Memory representation of a C-style string and char*.

Common Pitfalls and Best Practices

Working with char* for strings introduces several common pitfalls:

  1. Buffer Overflows: When copying strings (e.g., with strcpy), if the destination buffer is not large enough, it can overwrite adjacent memory, leading to crashes or security vulnerabilities.
  2. Missing Null Terminator: If a character array is not properly null-terminated, functions like strlen will read past the allocated memory, resulting in undefined behavior.
  3. Memory Management: Dynamically allocated char arrays (using new char[]) must be deallocated using delete[] to prevent memory leaks.
  4. const Correctness: Distinguish between char* (pointer to non-const char) and const char* (pointer to const char). The latter is safer for string literals and functions that don't modify the string.

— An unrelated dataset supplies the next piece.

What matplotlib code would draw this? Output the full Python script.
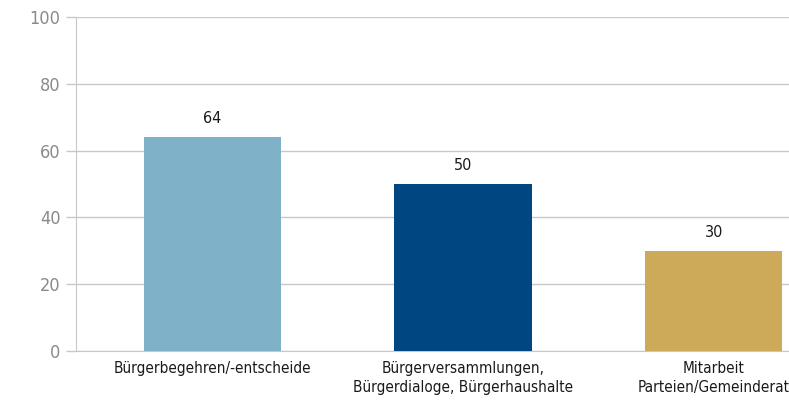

Modern C++ offers std::string which encapsulates these complexities, providing safer and more convenient string manipulation.

#include <iostream>
#include <cstring>

int main() {
    char buffer[5];
    // This will cause a buffer overflow because "HelloWorld" is 10 chars + null terminator
    strcpy(buffer, "HelloWorld"); 
    std::cout << buffer << std::endl; // Undefined behavior, likely a crash
    return 0;
}

A dangerous example of a buffer overflow with strcpy.

The Rise of std::string

Given the challenges and error-proneness of C-style strings and char*, modern C++ heavily favors std::string from the <string> header. std::string is a class that manages its own memory, handles null termination automatically, and provides a rich set of methods for string manipulation.

While char* remains relevant for interoperability with C libraries or low-level memory operations, for general application development, std::string is the preferred and safer choice. It eliminates many common errors associated with manual memory management and pointer arithmetic.

#include <iostream>
#include <string>

int main() {
    std::string s1 = "Hello";
    std::string s2 = " World";

    std::string result = s1 + s2; // Concatenation without buffer concerns
    std::cout << result << std::endl;

    std::cout << "Length: " << result.length() << std::endl;

    // Accessing C-style string representation when needed
    const char* c_str = result.c_str();
    std::cout << "C-style: " << c_str << std::endl;

    return 0;
}

Using std::string for safer and easier string operations.

In conclusion, char* in C++ fundamentally means a pointer to a character. When interpreted as a C-style string, it points to the beginning of a null-terminated sequence of characters. While powerful for low-level tasks and C interoperability, its manual memory management and lack of bounds checking make it prone to errors. For most modern C++ applications, std::string provides a safer, more robust, and convenient alternative for handling text data.